Of course, the real problem with Brexit is that its potential effects are so utterly unpredictable. The immediate reaction to the vote was very negative for currencies and stock markets throughout Europe, but this has already begun to rectify itself in the short term. Brexit led directly to Prime Minister Cameron's resignation, but the government has reconstituted itself on a stable basis very quickly. Britain has not yet triggered the process for decoupling herself from the EU, preferring to wait until the immediate effects of the vote have settled down and the climate is more propitious. And, although many European governments are tempted to cause difficulties for Britain and punish the country for its temerity, the clear view of G20 financial leaders is that a close partnership must be maintained for everybody's sake.

And at least the U.K./EU contretemps has diverted attention from the background concerns over declining growth in China. However, Chinese officials present at the meeting were not slow to point out that the world cannot look to China this time for the kind of massive support which shored up the global economy during the 2008 crisis. At that time, Beijing unleashed a RMB 4tn stimulus, consisting largely of investment in infrastructure; this boost provided about half of all post-crisis global economic growth. But the recent developments have also neutralized earlier criticisms of China's currency management policy; the RMB has been declining in value relative to the dollar in recent months, but this time there was no suggestion that China is allowing this to happen deliberately for its own advantage.

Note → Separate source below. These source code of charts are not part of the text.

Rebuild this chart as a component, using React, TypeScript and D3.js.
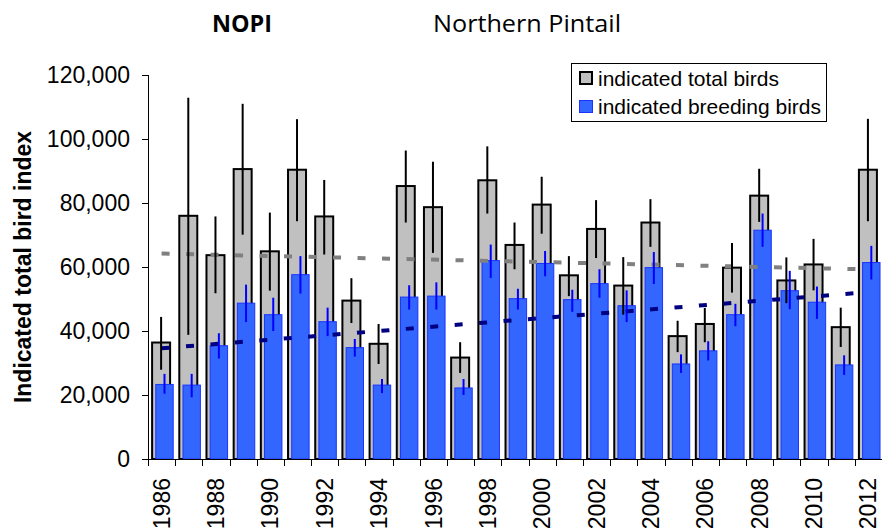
import React from "react";
import * as d3 from "d3";

// Survey years
const years = [
  1986, 1987, 1988, 1989, 1990, 1991, 1992, 1993, 1994, 1995, 1996, 1997, 1998, 1999,
  2000, 2001, 2002, 2003, 2004, 2005, 2006, 2007, 2008, 2009, 2010, 2011, 2012,
];

// Indicated total birds with upper/lower error limits
const totalBirds = [
  36400, 76000, 63700, 90600, 64900, 90400, 75800, 49500, 36000, 85300, 78700, 31700, 87100, 66900,
  79500, 57400, 71900, 54200, 73900, 38400, 42200, 59800, 82300, 55800, 60800, 41200, 90400,
];
const totalHigh = [
  44400, 112900, 75800, 111000, 77000, 106200, 87200, 56500, 42200, 96400, 92900, 36500, 97700, 73900,
  88200, 63400, 80900, 63100, 81200, 43200, 47200, 67500, 90700, 63000, 68800, 47300, 106300,
];
const totalLow = [
  27900, 38800, 51800, 70100, 52600, 74300, 63900, 42500, 29700, 73900, 64400, 26900, 76700, 59300,
  70400, 50900, 62800, 45100, 66300, 33400, 36500, 52000, 74100, 48700, 52700, 35000, 74300,
];

// Indicated breeding birds with upper/lower error limits
const breedingBirds = [
  23300, 23100, 35400, 48700, 45100, 57600, 42900, 34800, 23100, 50600, 50900, 22200, 62000, 50100,
  61100, 49800, 54800, 47900, 59800, 29700, 33800, 45100, 71500, 52600, 49000, 29400, 61400,
];
const breedingHigh = [
  26600, 26600, 39300, 54500, 50400, 63400, 47300, 37500, 25000, 54300, 55200, 25000, 67000, 53200,
  65000, 52900, 59300, 52700, 64700, 32700, 36800, 48500, 76700, 58800, 53900, 32400, 66600,
];
const breedingLow = [
  20400, 19300, 31400, 42800, 40000, 51700, 38400, 32000, 20600, 46700, 46700, 20000, 56600, 46700,
  57100, 46000, 50400, 42800, 54700, 26900, 30800, 41500, 66300, 46800, 43800, 26300, 56100,
];

// Linear trend lines (end points)
const trendYears = [1986, 2012];
const totalTrend = [64200, 59250];
const breedingTrend = [34600, 52150];

const yTicks = [0, 20000, 40000, 60000, 80000, 100000, 120000];
const xLabelYears = [1986, 1988, 1990, 1992, 1994, 1996, 1998, 2000, 2002, 2004, 2006, 2008, 2010, 2012];

const W = 882;
const H = 529;
const plot = { left: 148, right: 882, top: 75, bottom: 459 };

const AXIS_FONT = "'Liberation Sans', Arial, sans-serif";
const TITLE_FONT = "'Open Sans', 'Noto Sans', sans-serif";

export default function App() {
  const x = d3
    .scaleBand<number>()
    .domain(years)
    .range([plot.left, plot.right])
    .paddingInner(0)
    .paddingOuter(0);
  const bw = x.bandwidth();
  const y = d3.scaleLinear().domain([0, 120000]).range([plot.bottom, plot.top]);
  const fmt = d3.format(",");

  // bar placement inside each category band
  const grayX0 = 0.151 * bw;
  const grayW = 0.662 * bw;
  const blueX0 = 0.287 * bw;
  const blueW = 0.64 * bw;

  const trendX = (yr: number) => (x(yr) as number) + bw / 2;
  const line = d3
    .line<[number, number]>()
    .x((d) => trendX(d[0]))
    .y((d) => y(d[1]));

  const totalTrendPts = trendYears.map((yr, i) => [yr, totalTrend[i]] as [number, number]);
  const breedingTrendPts = trendYears.map((yr, i) => [yr, breedingTrend[i]] as [number, number]);

  return (
    <svg
      width={W}
      height={H}
      viewBox={`0 0 ${W} ${H}`}
      style={{ position: "absolute", left: 0, top: 0, display: "block", background: "#fff" }}
    >
      {/* titles */}
      <text
        x={212}
        y={32}
        fontFamily={TITLE_FONT}
        fontWeight="bold"
        fontSize={24}
        fill="#000"
        textLength={60}
        lengthAdjust="spacingAndGlyphs"
      >
        NOPI
      </text>
      <text
        x={433}
        y={32}
        fontFamily={TITLE_FONT}
        fontSize={24}
        fill="#000"
        textLength={188}
        lengthAdjust="spacingAndGlyphs"
      >
        Northern Pintail
      </text>

      {/* y axis title */}
      <text
        transform={`translate(31, ${(plot.top + plot.bottom) / 2}) rotate(-90)`}
        textAnchor="middle"
        fontFamily={AXIS_FONT}
        fontWeight="bold"
        fontSize={23}
        fill="#000"
      >
        Indicated total bird index
      </text>

      {/* gray bars: total birds */}
      {years.map((yr, i) => (
        <rect
          key={`t${yr}`}
          x={(x(yr) as number) + grayX0}
          y={y(totalBirds[i])}
          width={grayW}
          height={y(0) - y(totalBirds[i])}
          fill="#c0c0c0"
          stroke="#000"
          strokeWidth={2}
        />
      ))}

      {/* blue bars: breeding birds */}
      {years.map((yr, i) => (
        <rect
          key={`b${yr}`}
          x={(x(yr) as number) + blueX0}
          y={y(breedingBirds[i])}
          width={blueW}
          height={y(0) - y(breedingBirds[i])}
          fill="#3366ff"
          stroke="#1a33ff"
          strokeWidth={1}
        />
      ))}

      {/* trend lines */}
      <path
        d={line(totalTrendPts) ?? ""}
        fill="none"
        stroke="#808080"
        strokeWidth={4}
        strokeDasharray="8 16.5"
      />
      <path
        d={line(breedingTrendPts) ?? ""}
        fill="none"
        stroke="#000080"
        strokeWidth={4}
        strokeDasharray="8 16.5"
      />

      {/* error bars */}
      {years.map((yr, i) => {
        const cx = (x(yr) as number) + grayX0 + grayW / 2;
        return (
          <line
            key={`te${yr}`}
            x1={cx}
            x2={cx}
            y1={y(totalHigh[i])}
            y2={y(totalLow[i])}
            stroke="#000"
            strokeWidth={2}
          />
        );
      })}
      {years.map((yr, i) => {
        const cx = (x(yr) as number) + blueX0 + blueW / 2;
        return (
          <line
            key={`be${yr}`}
            x1={cx}
            x2={cx}
            y1={y(breedingHigh[i])}
            y2={y(breedingLow[i])}
            stroke="#0000ff"
            strokeWidth={2}
          />
        );
      })}

      {/* y axis */}
      <line x1={plot.left + 0.5} x2={plot.left + 0.5} y1={plot.top} y2={plot.bottom} stroke="#000" strokeWidth={1} />
      {yTicks.map((t) => (
        <g key={`yt${t}`}>
          <line x1={plot.left - 6} x2={plot.left} y1={Math.round(y(t)) + 0.5} y2={Math.round(y(t)) + 0.5} stroke="#000" strokeWidth={1} />
          <text
            x={130}
            y={y(t)}
            dy="0.35em"
            textAnchor="end"
            fontFamily={AXIS_FONT}
            fontSize={23}
            fill="#000"
          >
            {fmt(t)}
          </text>
        </g>
      ))}

      {/* x axis */}
      <line x1={plot.left} x2={plot.right} y1={plot.bottom + 0.5} y2={plot.bottom + 0.5} stroke="#000" strokeWidth={1} />
      {years.map((yr) => {
        const tx = Math.round(x(yr) as number) + 0.5;
        return <line key={`xt${yr}`} x1={tx} x2={tx} y1={plot.bottom} y2={plot.bottom + 7} stroke="#000" strokeWidth={1} />;
      })}
      {xLabelYears.map((yr) => {
        const cx = (x(yr) as number) + bw / 2;
        return (
          <text
            key={`xl${yr}`}
            transform={`translate(${cx}, 478) rotate(-90)`}
            dy="0.35em"
            textAnchor="end"
            fontFamily={AXIS_FONT}
            fontSize={23}
            fill="#000"
          >
            {yr}
          </text>
        );
      })}

      {/* legend */}
      <rect x={571.5} y={63.5} width={255} height={58} fill="#fff" stroke="#000" strokeWidth={1} />
      <rect x={580} y={72} width={12} height={12} fill="#c0c0c0" stroke="#000" strokeWidth={2} />
      <text x={598} y={86} fontFamily={AXIS_FONT} fontSize={21} fill="#000">
        indicated total birds
      </text>
      <rect x={579.5} y={100.5} width={13} height={12} fill="#3366ff" stroke="#1a33ff" strokeWidth={1} />
      <text x={598} y={114} fontFamily={AXIS_FONT} fontSize={21} fill="#000">
        indicated breeding birds
      </text>
    </svg>
  );
}
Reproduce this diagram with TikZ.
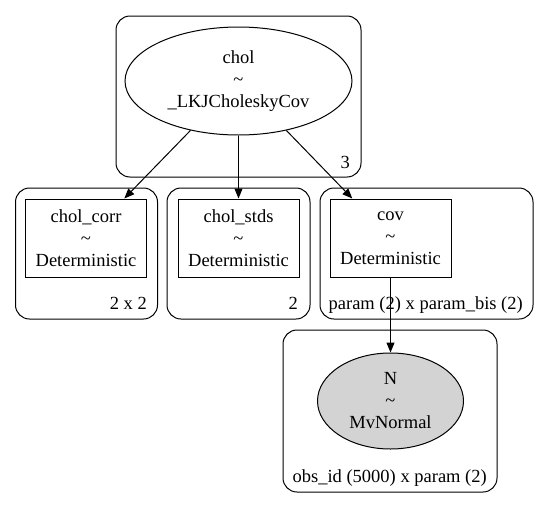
\documentclass[tikz,border=0pt]{standalone}
\usepackage{fontspec}
\setmainfont{Liberation Serif}
\usetikzlibrary{shapes.geometric,arrows.meta}
\definecolor{nodegray}{HTML}{D3D3D3}
\tikzset{
  every node/.style={font=\fontsize{18.5}{22}\selectfont},
  plate/.style={draw, line width=1pt, rounded corners=14pt, inner sep=0pt},
  rv/.style={draw, line width=1pt, ellipse, inner sep=0pt, align=center},
  detbox/.style={draw, line width=1pt, rectangle, inner sep=0pt, align=center, minimum width=121pt, minimum height=78pt},
  platelabel/.style={anchor=base east, inner sep=0pt},
  edge/.style={line width=1pt, -{Triangle[length=10pt,width=8pt]}}
}
\begin{document}
\begin{tikzpicture}[x=1pt,y=-1pt]
\useasboundingbox (0,0) rectangle (549,509);
% plates
\node[plate, minimum width=245pt, minimum height=161pt] (p1) at (238.5,96.5) {};
\node[plate, minimum width=142pt, minimum height=131pt] (p2) at (86.5,253.5) {};
\node[plate, minimum width=143pt, minimum height=131pt] (p3) at (238.5,253.5) {};
\node[plate, minimum width=213pt, minimum height=131pt] (p4) at (426.5,253.5) {};
\node[plate, minimum width=214pt, minimum height=162pt] (p5) at (390,411) {};
% plate labels
\node[platelabel] (l1) at (350,168) {3};
\node[platelabel] (l2) at (147,309) {2 x 2};
\node[platelabel] (l3) at (298,309) {2};
\node[platelabel] (l4) at (523,309) {param (2) x param\_bis (2)};
\node[platelabel] (l5) at (487,482) {obs\_id (5000) x param (2)};
% variables
\node[rv, minimum width=227pt, minimum height=108pt] (chol) at (238.5,81) {chol\\\textasciitilde\\\_LKJCholeskyCov};
\node[detbox] (corr) at (86,238) {chol\_corr\\\textasciitilde\\Deterministic};
\node[detbox] (stds) at (238.5,238) {chol\_stds\\\textasciitilde\\Deterministic};
\node[detbox] (cov) at (390.5,238) {cov\\\textasciitilde\\Deterministic};
\node[rv, fill=nodegray, minimum width=146pt, minimum height=96pt] (N) at (390.5,401) {N\\\textasciitilde\\MvNormal};
% edges
\draw[edge] (chol) -- (corr);
\draw[edge] (chol) -- (stds);
\draw[edge] (chol) -- (cov);
\draw[edge] (cov) -- (N);
\end{tikzpicture}
\end{document}
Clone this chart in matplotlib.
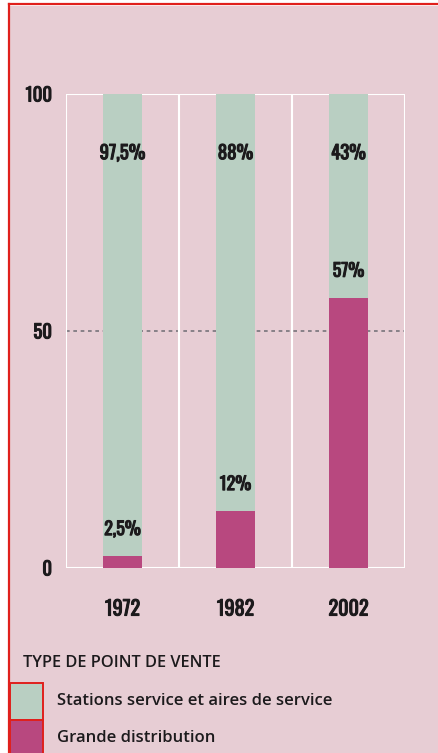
import matplotlib.pyplot as plt
import matplotlib.patheffects as pe
from matplotlib.patches import Rectangle
from matplotlib.lines import Line2D

years = ['1972', '1982', '2002']
grande = [2.5, 12, 57]
stations = [97.5, 88, 43]
grande_labels = ['2,5%', '12%', '57%']
stations_labels = ['97,5%', '88%', '43%']
yticks = [0, 50, 100]
legend_title = 'TYPE DE POINT DE VENTE'
legend_names = ['Stations service et aires de service', 'Grande distribution']

BG = '#e7cdd4'
GREEN = '#b9cfc2'
MAGENTA = '#b8487f'
RED = '#e0201c'
INK = '#1c1a1c'
NARROW = ['Oswald', 'Barlow Condensed', 'DejaVu Sans']
# Oswald comes in at regular weight, thicken it with a stroke
BOLD = [pe.withStroke(linewidth=0.75, foreground=INK)]

W, H = 438, 753
fig = plt.figure(figsize=(W / 100, H / 100), dpi=100)
fig.patch.set_facecolor('white')

# pink page with red frame on left and top
fig.patches.append(Rectangle((10 / W, 0), 1, 1 - 6 / H, transform=fig.transFigure,
                             facecolor=BG, edgecolor='none', zorder=-5))
fig.lines.append(Line2D([9 / W, 9 / W], [0, 1 - 4 / H], transform=fig.transFigure,
                        color=RED, lw=1.6, zorder=-4))
fig.lines.append(Line2D([9 / W, 1], [1 - 4 / H, 1 - 4 / H], transform=fig.transFigure,
                        color=RED, lw=1.6, zorder=-4))

ax = fig.add_axes([66 / W, 1 - 568 / H, (405 - 66) / W, (568 - 94) / H])
ax.set_facecolor(BG)
x = list(range(len(years)))
bw = 0.34

# dashed 50 line under bars
ax.axhline(50, color='#77737a', lw=1.2, ls=(0, (2.2, 2.2)), zorder=1)
ax.bar(x, grande, width=bw, color=MAGENTA, zorder=3)
ax.bar(x, stations, width=bw, bottom=grande, color=GREEN, zorder=3)

# white frame and dividers
for xv in [-0.5, 0.5, 1.5, 2.5]:
    ax.axvline(xv, color='white', lw=1.5, zorder=2)
for yv in [0, 100]:
    ax.axhline(yv, color='white', lw=1.5, zorder=2)

ax.set_xlim(-0.5, 2.5)
ax.set_ylim(0, 100)
for s in ax.spines.values():
    s.set_visible(False)
ax.set_yticks(yticks)
ax.set_yticklabels([str(v) for v in yticks], family=NARROW, fontweight='bold',
                   fontsize=13.5, color=INK, path_effects=BOLD)
ax.set_xticks(x)
ax.set_xticklabels(years, family=NARROW, fontweight='bold', fontsize=14.5, color=INK,
                   path_effects=BOLD)
ax.tick_params(length=0)
ax.tick_params(axis='y', pad=10)
ax.tick_params(axis='x', pad=22)

for i in x:
    ax.text(i, 87.5, stations_labels[i], ha='center', va='center', family=NARROW,
            fontweight='bold', fontsize=13.5, color=INK, zorder=4, path_effects=BOLD)
    ax.text(i, grande[i] + 5.7, grande_labels[i], ha='center', va='center', family=NARROW,
            fontweight='bold', fontsize=13, color=INK, zorder=4, path_effects=BOLD)

# legend
fig.text(23 / W, 1 - 663 / H, legend_title, ha='left', va='center',
         family='Open Sans', fontweight='semibold', fontsize=11.8, color=INK)
box_tops = [683, 720]
cols = [GREEN, MAGENTA]
for top, c, name in zip(box_tops, cols, legend_names):
    fig.patches.append(Rectangle((10 / W, 1 - (top + 37) / H), 33 / W, 37 / H,
                                 transform=fig.transFigure, facecolor=c,
                                 edgecolor=RED, lw=1.4, zorder=2))
    fig.text(57 / W, 1 - (top + 18) / H, name, ha='left', va='center',
             family='Open Sans', fontweight='semibold', fontsize=12, color=INK)

fig.savefig('out.png', dpi=100, facecolor=fig.get_facecolor())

It is clear that the outcome of the Brexit referendum was not what the majority of the world's financial and economic leaders would have wanted or expected, but the basic strength of the world economy, underpinned by the newly-emerged strength and active economic and financial diplomacy of China, should suffice to absorb the shock of the new development. It can be hoped that the position regarding the future of Britain and the EU will have become clearer by the time of the main G20 summit in Hangzhou in September; but at least a degree of consensus has been established on the way forward and on the approach required of all participants to keep the world economy on an even keel.